I wish I had read this website before I made the fatal error of signing-up with E-sources. Like you, there were absolutely no replies to my refund requests until Paypal were involved. There is something not quite right with the way they deal with customers, as is evidenced by the sheer amount of people complaining about them. It really galls me when businesses like this have no problem accepting criticism as long as their grimy mits can hold onto your fee.
It’s not the way a successful business runs and therefore simply will not last.
Sadly, I fear this is too true, for too many, Copper.
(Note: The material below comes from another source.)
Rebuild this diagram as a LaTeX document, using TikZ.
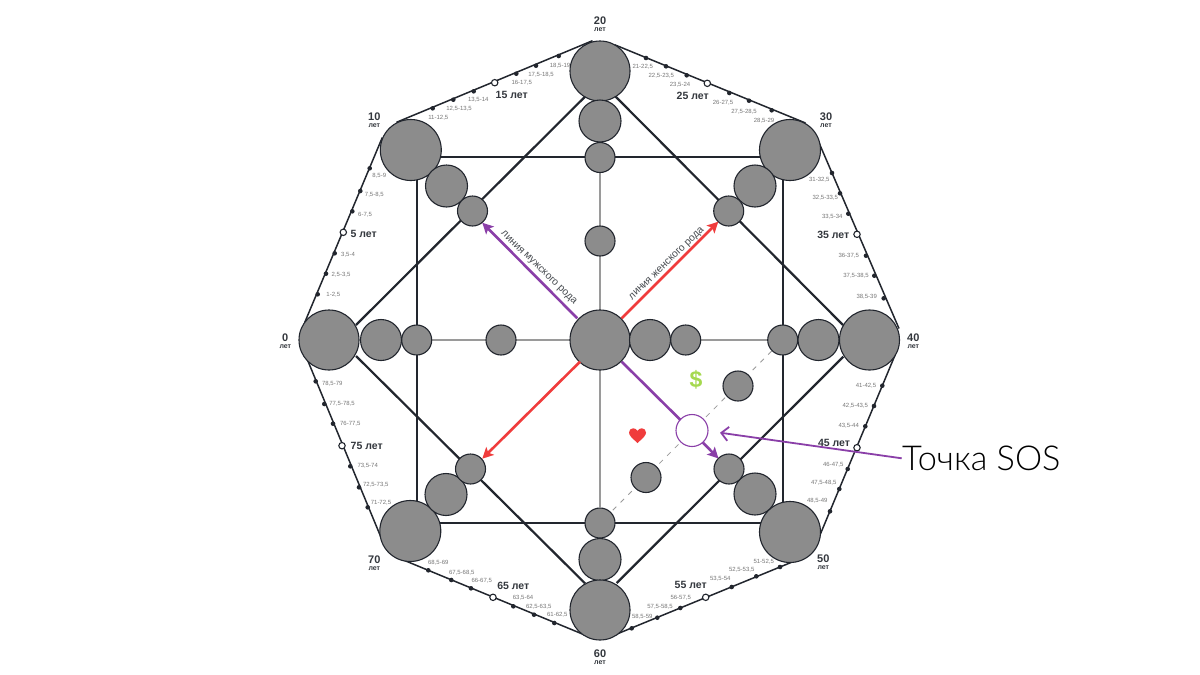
\documentclass[tikz,border=0pt]{standalone}
\usepackage{fontspec}
\setmainfont{Liberation Sans}
\newfontfamily\sosfont{Lato Light}
\usetikzlibrary{arrows.meta,backgrounds}
\definecolor{inkdark}{HTML}{22262E}
\definecolor{ballgrey}{HTML}{8C8C8C}
\definecolor{thingrey}{HTML}{9A9A9A}
\definecolor{purpleline}{HTML}{8A3FA8}
\definecolor{redline}{HTML}{F03C3C}
\definecolor{labgrey}{HTML}{777777}
\definecolor{bigtext}{HTML}{33373D}
\definecolor{dollargreen}{HTML}{A5D94F}
\newcounter{labc}
\tikzset{
  ball/.style={circle,draw=inkdark,line width=1.1pt,fill=ballgrey,inner sep=0pt,minimum size=#1},
  sosball/.style={circle,draw=purpleline,line width=1.1pt,fill=white,inner sep=0pt,minimum size=32pt},
  agedot/.style={circle,fill=inkdark,inner sep=0pt,minimum size=4.6pt},
  fivedot/.style={circle,draw=inkdark,line width=1.1pt,fill=white,inner sep=0pt,minimum size=6.4pt},
  agelab/.style={font=\fontsize{6}{7}\selectfont,text=labgrey,inner sep=0pt},
  fivelab/.style={font=\fontsize{10.5}{12}\selectfont\bfseries,text=bigtext,inner sep=0pt},
  decnum/.style={font=\fontsize{11}{12}\selectfont\bfseries,text=bigtext,inner sep=0pt},
  letlab/.style={font=\fontsize{7}{8}\selectfont\bfseries,text=bigtext,inner sep=0pt},
  rodlab/.style={font=\fontsize{10.3}{12}\selectfont,text=bigtext!90,inner sep=0pt},
  edge8/.style={draw=inkdark,line width=1.5pt},
  heavy/.style={draw=inkdark,line width=2.2pt},
  thin line/.style={draw=thingrey,line width=1.2pt},
  dash line/.style={draw=thingrey,line width=.8pt,dash pattern=on 5pt off 6pt},
  rodarrow/.style={line width=2.6pt,-{Stealth[length=11pt,width=11pt,inset=2.5pt]}},
}
\newcommand\al[3]{\stepcounter{labc}\node[agelab] (lab\thelabc) at (#1,#2) {#3};}
\newcommand\fl[3]{\stepcounter{labc}\node[fivelab] (lab\thelabc) at (#1,#2) {#3};}
\newcommand\dl[3]{\stepcounter{labc}\node[decnum] (lab\thelabc) at (#1,#2) {#3};
  \stepcounter{labc}\node[letlab] (lab\thelabc) at (#1,#2+9) {лет};}
\begin{document}
\begin{tikzpicture}[x=1pt,y=-1pt]
\useasboundingbox (0,0) rectangle (1200,675);
% balls
\node[ball=60pt] (n20) at (600,71) {};
\node[ball=42pt] (t2) at (600,121) {};
\node[ball=30pt] (t3) at (600,157.5) {};
\node[ball=30pt] (t4) at (600,241) {};
\node[ball=60pt] (c) at (600,340) {};
\node[ball=30pt] (b3) at (600,523) {};
\node[ball=42pt] (b2) at (600,559.5) {};
\node[ball=60pt] (n60) at (600,610) {};
\node[ball=60pt] (n0) at (329,340) {};
\node[ball=41pt] (l2) at (381,340) {};
\node[ball=30pt] (l3) at (416.7,340) {};
\node[ball=30pt] (l4) at (501,340) {};
\node[ball=41pt] (r4) at (650,340) {};
\node[ball=30pt] (r5) at (685.7,340) {};
\node[ball=30pt] (r3) at (782.7,340) {};
\node[ball=41pt] (r2) at (818.5,340) {};
\node[ball=60pt] (n40) at (869.5,340) {};
\node[ball=61pt] (n10) at (410.8,150) {};
\node[ball=42pt] (a2) at (446.5,186) {};
\node[ball=30pt] (a3) at (472.5,211) {};
\node[ball=61pt] (n30) at (790,150) {};
\node[ball=42pt] (e2) at (755,186) {};
\node[ball=30pt] (e3) at (728.7,211) {};
\node[ball=61pt] (n70) at (410.3,531) {};
\node[ball=42pt] (g2) at (446,494.5) {};
\node[ball=30pt] (g3) at (470.5,469) {};
\node[ball=61pt] (n50) at (790,532) {};
\node[ball=42pt] (f2) at (755,494) {};
\node[ball=30pt] (f3) at (729,469) {};
\node[ball=30pt] (s1) at (646,477.5) {};
\node[ball=30pt] (s2) at (738,386) {};
\node[sosball] (sos) at (692,430.5) {};
% age dots
\foreach \x/\y [count=\i] in {432.7/108.3,453.3/99.7,473.7/91.3,516.3/73.7,536/65.7,558.7/56,
 646/58,666/66.3,686.7/75.3,729.3/93,749/100.7,771.7/110.3,
 369.7/168.3,360.3/191,352.3/211.3,334.7/253.3,326/273.7,317.7/294.3,
 832/173,840/193.3,848.3/213.7,866/255.7,874.3/275.7,883.7/298.3,
 315.7/381.3,324.3/404,333/423.7,350.3/466.3,359/487.3,367.7/507.3,
 882.3/385.7,874/406,865.3/426.3,847.7/469,839.3/489,830/511.3,
 428.3/570.3,451.3/580,471/588.3,513.3/606.3,534/614.7,554.3/623,
 631.7/628.3,657.3/617.7,680.3/608,731.7/587,756.3/576.3,780/567}
  \node[agedot] (d\i) at (\x,\y) {};
\foreach \x/\y [count=\i] in {494.7/82.7,707.3/83.3,343.3/232.3,857/234.3,342/445.7,857/447.7,493/597.3,705.7/597.3}
  \node[fivedot] (o\i) at (\x,\y) {};
% free line ends
\coordinate (oa) at (304.7,322.5); \coordinate (ob) at (382.3,137.5);
\coordinate (oc) at (396.5,122.3); \coordinate (od) at (592.5,40.7);
\coordinate (oe) at (614.5,44.7);  \coordinate (of) at (805.5,123);
\coordinate (og) at (817.6,139.5); \coordinate (oh) at (899,328.5);
\coordinate (oi) at (895.3,354.5); \coordinate (oj) at (817.7,540.5);
\coordinate (ok) at (798.5,559.4); \coordinate (ol) at (614.5,635);
\coordinate (om) at (585.5,635.3); \coordinate (on) at (399.5,558.4);
\coordinate (oo) at (382.3,540.5); \coordinate (op) at (304.4,352.5);
\coordinate (da) at (356,325); \coordinate (db) at (585,96.7);
\coordinate (dc) at (615.7,96.7); \coordinate (dd) at (843,325);
\coordinate (de) at (356,356); \coordinate (df) at (585,583.3);
\coordinate (dg) at (616.7,583); \coordinate (dh) at (843.3,356.7);
\coordinate (ra) at (416.7,157.3); \coordinate (rb) at (783,157.3);
\coordinate (rc) at (783,523.3); \coordinate (rd) at (416.7,523.3);
\begin{scope}[on background layer]
  \fill[white] (0,0) rectangle (1200,675);
  \draw[thin line] (t3) -- (b3);
  \draw[thin line] (l3) -- (r3);
  \draw[dash line] (r3) -- (b3);
  \draw[heavy] (ra) -- (rb) -- (rc) -- (rd) -- cycle;
  \draw[heavy] (da) -- (db);
  \draw[heavy] (dc) -- (dd);
  \draw[heavy] (de) -- (df);
  \draw[heavy] (dg) -- (dh);
  \draw[edge8] (oa) -- (ob);
  \draw[edge8] (oc) -- (od);
  \draw[edge8] (oe) -- (of);
  \draw[edge8] (og) -- (oh);
  \draw[edge8] (oi) -- (oj);
  \draw[edge8] (ok) -- (ol);
  \draw[edge8] (om) -- (on);
  \draw[edge8] (oo) -- (op);
\end{scope}
% arrows
\coordinate (pa) at (577.3,318.3); \coordinate (pb) at (482.3,222.7);
\coordinate (qa) at (621.7,318.3); \coordinate (qb) at (718.3,221.7);
\coordinate (qc) at (580,361.7);   \coordinate (qd) at (482.3,458.7);
\coordinate (pc) at (621.7,361.7); \coordinate (pd) at (680.5,420);
\coordinate (pe) at (703,442.7);   \coordinate (pf) at (718.5,458.5);
\draw[rodarrow,purpleline] (pa) -- (pb);
\draw[rodarrow,redline] (qa) -- (qb);
\draw[rodarrow,redline] (qc) -- (qd);
\draw[purpleline,line width=2.6pt] (pc) -- (pd);
\draw[rodarrow,purpleline] (pe) -- (pf);
% rotated labels
\node[rodlab,rotate=-44] (mlab) at (538.5,268) {линия мужского рода};
\node[rodlab,rotate=44] (wlab) at (667,264) {линия женского рода};
% symbols
\node[inner sep=0pt,font=\fontsize{23}{24}\selectfont\bfseries,text=dollargreen] (dollar) at (696,379.5) {\$};
\fill[redline] (637.5,443) .. controls (632,438) and (629,435.5) .. (629,432.5)
  .. controls (629,430) and (631,428.3) .. (633,428.3)
  .. controls (635,428.3) and (636.5,429) .. (637.5,431)
  .. controls (638.5,429) and (640,428.3) .. (642,428.3)
  .. controls (644,428.3) and (646,430) .. (646,432.5)
  .. controls (646,435.5) and (643,438) .. (637.5,443) -- cycle;
% SOS
\node[inner sep=0pt,anchor=west,font=\sosfont\fontsize{34.3}{38}\selectfont,text=black] (soslab) at (902,458) {Точка SOS};
\coordinate (sosend) at (901.7,458.3);
\coordinate (sostip) at (720,432.7);
\draw[purpleline,line width=1.8pt,-{Straight Barb[length=7pt,width=14pt]}] (sosend) -- (sostip);
% decade labels
\dl{374.3}{116.7}{10}\dl{600}{21}{20}\dl{826}{116.7}{30}\dl{285.3}{337.7}{0}\dl{913.3}{337.7}{40}
\dl{374.3}{559.3}{70}\dl{600}{654}{60}\dl{823.3}{559}{50}
% five-year labels
\fl{363.7}{234.3}{5 лет}\fl{511.7}{94.7}{15 лет}\fl{692.7}{96}{25 лет}\fl{833.3}{235.3}{35 лет}
\fl{366.7}{446.3}{75 лет}\fl{834}{443}{45 лет}\fl{513.3}{585.7}{65 лет}\fl{690.7}{584.7}{55 лет}
% age labels
\al{379.3}{175.3}{8,5-9}\al{374.3}{194.7}{7,5-8,5}\al{365}{214.3}{6-7,5}
\al{438.3}{118}{11-12,5}\al{459}{109}{12,5-13,5}\al{478.3}{100}{13,5-14}
\al{521.7}{83}{16-17,5}\al{541}{75}{17,5-18,5}\al{560}{65.3}{18,5-19}
\al{642.7}{66.7}{21-22,5}\al{661.3}{75.7}{22,5-23,5}\al{680}{84.7}{23,5-24}
\al{723}{102.7}{26-27,5}\al{744}{111.3}{27,5-28,5}\al{764}{120.3}{28,5-29}
\al{819.3}{179.3}{31-32,5}\al{825.3}{197.7}{32,5-33,5}\al{832.3}{216.3}{33,5-34}
\al{348}{255}{3,5-4}\al{341}{275}{2,5-3,5}\al{333.3}{294.7}{1-2,5}
\al{332.3}{383.7}{78,5-79}\al{342}{404}{77,5-78,5}\al{350.3}{424}{76-77,5}
\al{848.7}{255.3}{36-37,5}\al{856}{276}{37,5-38,5}\al{866.7}{296.7}{38,5-39}
\al{866}{386}{41-42,5}\al{855.3}{405.7}{42,5-43,5}\al{848.7}{425.7}{43,5-44}
\al{367.7}{465.7}{73,5-74}\al{375.7}{484.3}{72,5-73,5}\al{381}{503}{71-72,5}
\al{438.3}{562.7}{68,5-69}\al{461.7}{572.3}{67,5-68,5}\al{481.7}{580.3}{66-67,5}
\al{523}{597.3}{63,5-64}\al{538.7}{606.3}{62,5-63,5}\al{557.3}{614.7}{61-62,5}
\al{763.7}{562}{51-52,5}\al{741.7}{570}{52,5-53,5}\al{720.3}{578.7}{53,5-54}
\al{680.7}{598}{56-57,5}\al{660}{607}{57,5-58,5}\al{642.3}{616.7}{58,5-59}
\al{833.3}{465}{46-47,5}\al{823.7}{482.7}{47,5-48,5}\al{817.3}{500.7}{48,5-49}
\end{tikzpicture}
\end{document}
But, I do like to think that some are saved the trauma, frustration, sheer disbelief, and anger caused by dealing with him/them.
To this date eSources.co.uk, or its partner company, occupy 4 of the top 20 search strings bringing people to this page, or this blog, and none of which are positive in nature; they are as follows:
1st Place: “wholesaledeals co uk scam” (belongs to eSources.co.uk, or its’ owner Mr. Carboni)
3rd Place: “esources scam”
8th Place: “esources co uk scam”, and
20th Place: “stefano carboni scammer”
Depending on which day, of course, they can occupy all of the top 3 positions.
That alone surely says something to the detriment of the service provided, or failing to be provided, by this “company”.
And, of course, should you criticise the company’s, or Mr. Carboni’s, business practices, then he/it threatens your blog with a law suit; under which threat the majority of blogs crumble (not me).
That’s also why, very often after a Google search, you’ll find a link to an article, but the article itself will have been removed. However, if you email the blog owners, they tell you the truth in the matter of their experiences with eSources.co.uk, and its’ owner Mr. Carboni.
Of course, should the threat fail, then they attempt to dirty your reputation by writing fictional and massively untrue articles on certain other websites, to which I allude, in another article.